You mentioned skateboarding being a little conservative and it definitely is for a long time, it was like, “Yeah, you could definitely be a skateboarder if you wear these clothes, listen to this music, like these videos”. Kids now and younger adults in their early 20s, they’re running this and they’re wearing whatever the f*** they want, and they’re listening to whatever music, and they’re doing what they want, and it’s so cool. I just feel like skateboarding is so much more open and special now, and I know everyone looks fondly back on when they grew up, and I definitely do, but it’s so cool right now. You can just be a skater in any kind and it’s so special, and you can find a community in it. I think that’s the most important thing to me is that you can find communities in all these different aspects. I’m a vegan so I talk with vegan dads. I literally talk with vegan dads all the time about vegan skate shoes, and most of them are still into hardcore or punk or whatever, and it’s really cool. You can find these little communities now more than ever and you can be whoever you want to be and it’s great.

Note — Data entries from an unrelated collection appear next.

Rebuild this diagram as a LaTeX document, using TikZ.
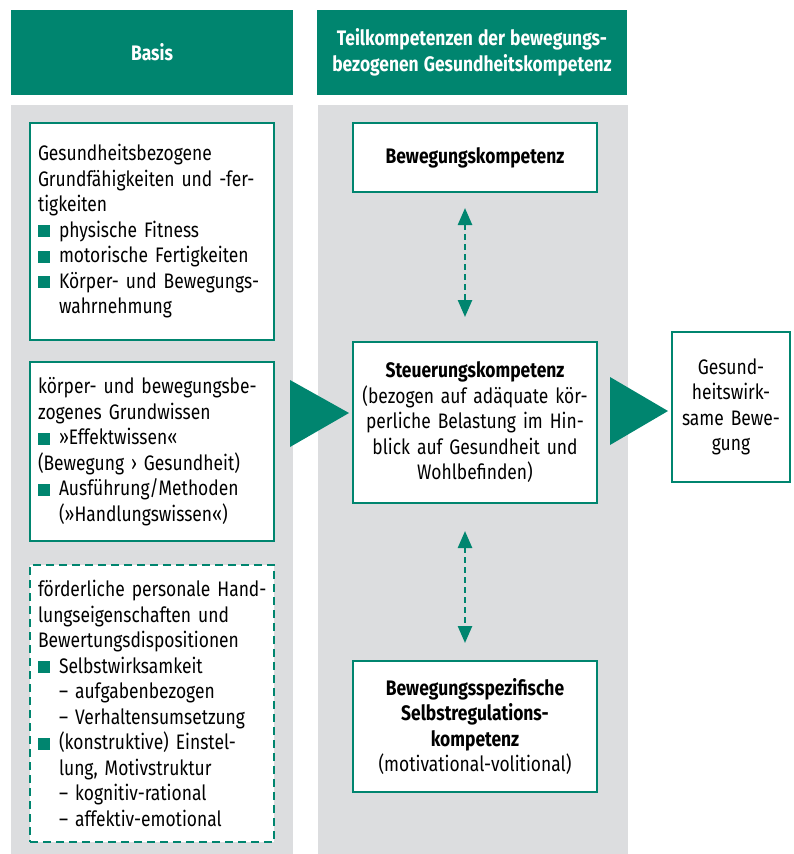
\documentclass[tikz,border=0pt]{standalone}
\usepackage{fontspec}
\setmainfont{Fira Sans}[FakeStretch=0.83]
\usepackage{xcolor}
\usetikzlibrary{arrows.meta}
\definecolor{gteal}{HTML}{00856F}
\definecolor{ggrau}{HTML}{DCDDDF}
\newcommand{\quadrat}{\textcolor{gteal}{\rule{12pt}{12pt}}\hspace{9pt}}
\newcommand{\einzug}{\hspace*{21pt}}
\newcommand{\knapp}{\spaceskip=5pt plus 1pt\relax}
\tikzset{
	kopf/.style={fill=gteal, text=white, inner sep=0pt, align=center, font=\fontsize{21}{26}\selectfont\bfseries\knapp},
	spalte/.style={fill=ggrau, inner sep=0pt},
	basisbox/.style={draw=gteal, line width=2pt, fill=white, minimum width=244pt, text width=228pt, inner sep=8pt, align=left},
	dashbox/.style={basisbox, dash pattern=on 8pt off 5pt},
	kompbox/.style={draw=gteal, line width=2pt, fill=white, minimum width=244pt, text width=228pt, inner sep=8pt, align=center},
	pfeil/.style={gteal, line width=2.5pt, dash pattern=on 6pt off 4pt, {Triangle[width=14pt,length=17pt]}-{Triangle[width=14pt,length=17pt]}},
	keil/.style={fill=gteal}
}
\begin{document}
\begin{tikzpicture}[x=1pt, y=-1pt, every node/.style={font=\fontsize{21}{25.5}\selectfont\knapp}]
	\useasboundingbox (0,0) rectangle (793,854);
	\node[kopf, minimum width=282pt, minimum height=85pt] (kopfbasis) at (152,52.5) {Basis};
	\node[kopf, minimum width=310pt, minimum height=85pt] (kopfteil) at (472,52.5) {Teilkompetenzen der bewegungs-\\bezogenen Gesundheitskompetenz};
	\node[spalte, minimum width=282pt, minimum height=749pt] (spaltebasis) at (152,479.5) {};
	\node[spalte, minimum width=310pt, minimum height=749pt] (spalteteil) at (472.5,479.5) {};

	\node[basisbox, minimum height=217pt] (grundfaehig) at (152,231.5) {Gesundheitsbezogene\\Grundfähigkeiten und -fer-\\tigkeiten\\\quadrat physische Fitness\\\quadrat motorische Fertigkeiten\\\quadrat Körper- und Bewegungs-\\\einzug wahrnehmung};
	\node[basisbox, minimum height=179pt] (grundwissen) at (152,451.5) {körper- und bewegungsbe-\\zogenes Grundwissen\\\quadrat »Effektwissen«\\(Bewegung › Gesundheit)\\\quadrat Ausführung/Methoden\\\einzug (»Handlungswissen«)};
	\node[dashbox, minimum height=277pt] (personal) at (152,703.5) {\mbox{förderliche personale Hand-}\\lungseigenschaften und\\Bewertungsdispositionen\\\quadrat Selbstwirksamkeit\\\einzug – aufgabenbezogen\\\einzug – Verhaltensumsetzung\\\quadrat (konstruktive) Einstel-\\\einzug lung, Motivstruktur\\\einzug – kognitiv-rational\\\einzug – affektiv-emotional};

	\node[kompbox, minimum height=69pt] (bewegung) at (475,157.5) {\textbf{Bewegungskompetenz}};
	\node[kompbox, minimum height=161pt] (steuerung) at (475,422.5) {\textbf{Steuerungskompetenz}\\(bezogen auf adäquate kör-\\perliche Belastung im Hin-\\blick auf Gesundheit und\\Wohlbefinden)};
	\node[kompbox, minimum height=131pt] (selbst) at (475,726.5) {\textbf{Bewegungsspezifische}\\\textbf{Selbstregulations-}\\\textbf{kompetenz}\\(motivational-volitional)};
	\node[kompbox, minimum width=118pt, text width=102pt, minimum height=150pt] (wirksam) at (731,407) {Gesund-\\heitswirk-\\same Bewe-\\gung};

	\fill[keil] (290,380) -- (290,447) -- (349,413) -- cycle;
	\fill[keil] (610,377) -- (610,445) -- (668,411) -- cycle;

	\draw[pfeil, shorten <=15pt, shorten >=24pt] ([xshift=-10pt]bewegung.south) -- ([xshift=-10pt]steuerung.north);
	\draw[pfeil, shorten <=27pt, shorten >=17pt] ([xshift=-10pt]steuerung.south) -- ([xshift=-10pt]selbst.north);
\end{tikzpicture}
\end{document}
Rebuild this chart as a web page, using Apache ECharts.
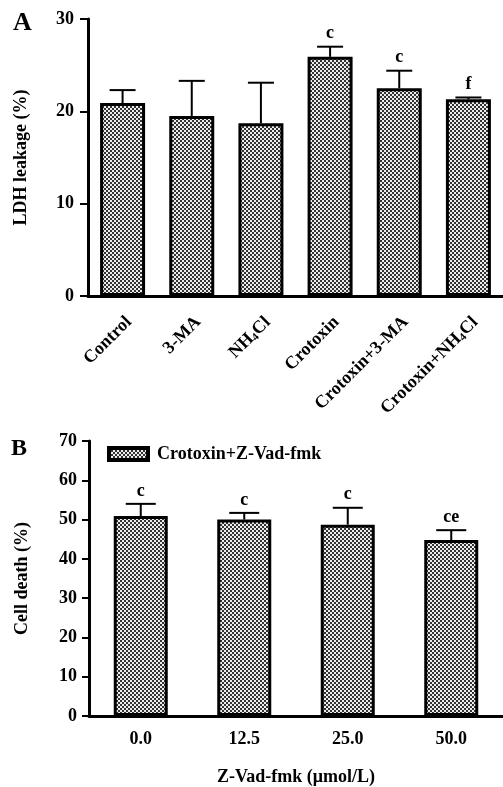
<!DOCTYPE html>
<html>
<head>
<meta charset="utf-8">
<script src="https://cdn.jsdelivr.net/npm/echarts@6/dist/echarts.min.js"></script>
<style>
html,body{margin:0;padding:0;background:#fff;}
#chart{width:503px;height:787px;}
</style>
</head>
<body>
<div id="chart"></div>
<script>
// Panel A data
const catsA = ['Control', '3-MA', 'NH4Cl', 'Crotoxin', 'Crotoxin+3-MA', 'Crotoxin+NH4Cl'];
const meanA = [20.9, 19.5, 18.7, 25.9, 22.5, 21.3];
const errTopA = [22.3, 23.3, 23.1, 27.0, 24.4, 21.5];
const lettersA = ['', '', '', 'c', 'c', 'f'];
const yTicksA = [0, 10, 20, 30];

// Panel B data
const catsB = ['0.0', '12.5', '25.0', '50.0'];
const meanB = [50.9, 50.0, 48.7, 44.8];
const errTopB = [54.0, 51.7, 53.0, 47.3];
const lettersB = ['c', 'c', 'c', 'ce'];
const yTicksB = [0, 10, 20, 30, 40, 50, 60, 70];
const seriesNameB = 'Crotoxin+Z-Vad-fmk';

const FONT = '"Liberation Serif", "Times New Roman", serif';

function makePattern() {
  const c = document.createElement('canvas');
  c.width = 4; c.height = 4;
  const g = c.getContext('2d');
  g.fillStyle = '#ececec';
  g.fillRect(0, 0, 4, 4);
  g.fillStyle = '#333333';
  g.fillRect(0, 0, 2, 2);
  g.fillRect(2, 2, 2, 2);
  return c;
}
const pattern = { image: makePattern(), repeat: 'repeat' };

function errRender(letters, capHalf) {
  return function (params, api) {
    const i = api.value(0);
    const base = api.coord([i, api.value(1)]);
    const top = api.coord([i, api.value(2)]);
    return {
      type: 'group',
      children: [
        { type: 'line', shape: { x1: base[0], y1: base[1], x2: top[0], y2: top[1] }, style: { stroke: '#000', lineWidth: 2 } },
        { type: 'line', shape: { x1: top[0] - capHalf, y1: top[1], x2: top[0] + capHalf, y2: top[1] }, style: { stroke: '#000', lineWidth: 2 } },
        { type: 'text', style: { text: letters[params.dataIndex], x: top[0], y: top[1] - 4, align: 'center', verticalAlign: 'bottom', textAlign: 'center', textVerticalAlign: 'bottom', font: 'bold 18px ' + FONT, fill: '#000' } }
      ]
    };
  };
}

const axisLine = { show: true, lineStyle: { color: '#000', width: 3 } };
const labelFont = { color: '#000', fontFamily: FONT, fontWeight: 'bold', fontSize: 18 };

const chart = echarts.init(document.getElementById('chart'), null, { renderer: 'canvas' });
chart.setOption({
  animation: false,
  backgroundColor: '#fff',
  graphic: [
    { type: 'text', left: 13, top: 10, style: { text: 'A', font: 'bold 26px ' + FONT, fill: '#000' } },
    { type: 'text', left: 11, top: 437, style: { text: 'B', font: 'bold 24px ' + FONT, fill: '#000' } }
  ],
  legend: {
    data: [{ name: seriesNameB, icon: 'rect' }],
    left: 107, top: 445, padding: 0,
    itemWidth: 39, itemHeight: 12, itemGap: 8,
    textStyle: Object.assign({ padding: [0, 0, 0, 4] }, labelFont),
    itemStyle: { borderColor: '#000', borderWidth: 4 }
  },
  grid: [
    { left: 88, top: 19, width: 417, height: 277 },
    { left: 89, top: 441, width: 414, height: 275 }
  ],
  xAxis: [
    {
      gridIndex: 0, type: 'category', data: catsA,
      axisLine: axisLine,
      axisTick: { alignWithLabel: true, length: 7, lineStyle: { color: '#000', width: 2 } },
      axisLabel: Object.assign({
        rotate: 45, margin: 17, interval: 0, verticalAlign: 'top',
        formatter: function (v) { return v.replace('NH4Cl', 'NH{s|4}Cl'); },
        rich: { s: { fontFamily: FONT, fontWeight: 'bold', fontSize: 11, color: '#000', padding: [8, 0, 0, 0] } }
      }, labelFont)
    },
    {
      gridIndex: 1, type: 'category', data: catsB,
      axisLine: axisLine,
      axisTick: { alignWithLabel: true, length: 6, lineStyle: { color: '#000', width: 2 } },
      axisLabel: Object.assign({ margin: 14 }, labelFont),
      name: 'Z-Vad-fmk (\u03bcmol/L)', nameLocation: 'middle', nameGap: 52,
      nameTextStyle: Object.assign({}, labelFont)
    }
  ],
  yAxis: [
    {
      gridIndex: 0, type: 'value', min: yTicksA[0], max: yTicksA[yTicksA.length - 1], interval: 10,
      axisLine: axisLine,
      axisTick: { show: true, length: 8, lineStyle: { color: '#000', width: 2 } },
      splitLine: { show: false },
      axisLabel: Object.assign({ margin: 14 }, labelFont),
      name: 'LDH leakage (%)', nameLocation: 'middle', nameGap: 58,
      nameTextStyle: Object.assign({}, labelFont)
    },
    {
      gridIndex: 1, type: 'value', min: yTicksB[0], max: yTicksB[yTicksB.length - 1], interval: 10,
      axisLine: axisLine,
      axisTick: { show: true, length: 7, lineStyle: { color: '#000', width: 2 } },
      splitLine: { show: false },
      axisLabel: Object.assign({ margin: 12 }, labelFont),
      name: 'Cell death (%)', nameLocation: 'middle', nameGap: 58,
      nameTextStyle: Object.assign({}, labelFont)
    }
  ],
  series: [
    {
      type: 'bar', xAxisIndex: 0, yAxisIndex: 0, data: meanA, barWidth: 45,
      itemStyle: { color: pattern, borderColor: '#000', borderWidth: 3 }
    },
    {
      type: 'custom', xAxisIndex: 0, yAxisIndex: 0, z: 5,
      renderItem: errRender(lettersA, 13),
      data: meanA.map(function (m, i) { return [i, m, errTopA[i]]; })
    },
    {
      name: seriesNameB,
      type: 'bar', xAxisIndex: 1, yAxisIndex: 1, data: meanB, barWidth: 54,
      itemStyle: { color: pattern, borderColor: '#000', borderWidth: 3 }
    },
    {
      type: 'custom', xAxisIndex: 1, yAxisIndex: 1, z: 5,
      renderItem: errRender(lettersB, 15),
      data: meanB.map(function (m, i) { return [i, m, errTopB[i]]; })
    }
  ]
});
</script>
</body>
</html>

What’s next for Santa Cruz?
We’re gonna keep building our YouTube presence and we’re trying to let people in. Our goal with all the YouTube stuff is that not everybody’s gonna get to see a Santa Cruz demo, not everyone’s gonna get to get in the van, but through YouTube we can be like, “Get in the van and hang out with the team and see what it’s like to be on a session”. You’ll see Kevin Braun foam rolling and you’ll see everyone playing skate and talking shit. To me, that’s really special because when the time does come that hopefully Santa Cruz can come to your town, it’s not just like “Oh hi Kevin Braun, you’ve got a great kickflip crook”, it’s like, “Dude, man, Kevin, I can’t believe you love Frank Zappa, I love that album too”. Then all of a sudden it breaks down these barriers and now it’s just so much easier to connect with people around the world. So I would say that for us our goal is to help build and forge connections between skaters, but also just to keep making fun content and keep putting out great products and trying to meet the needs of skateboarders worldwide the best we can.
And when Jake Wooten is going to be pro?
I don’t know, what do you think? You think he should be pro?
Definitely! [Jake Wooten turned pro the day after recording this interview and that’s awesome.]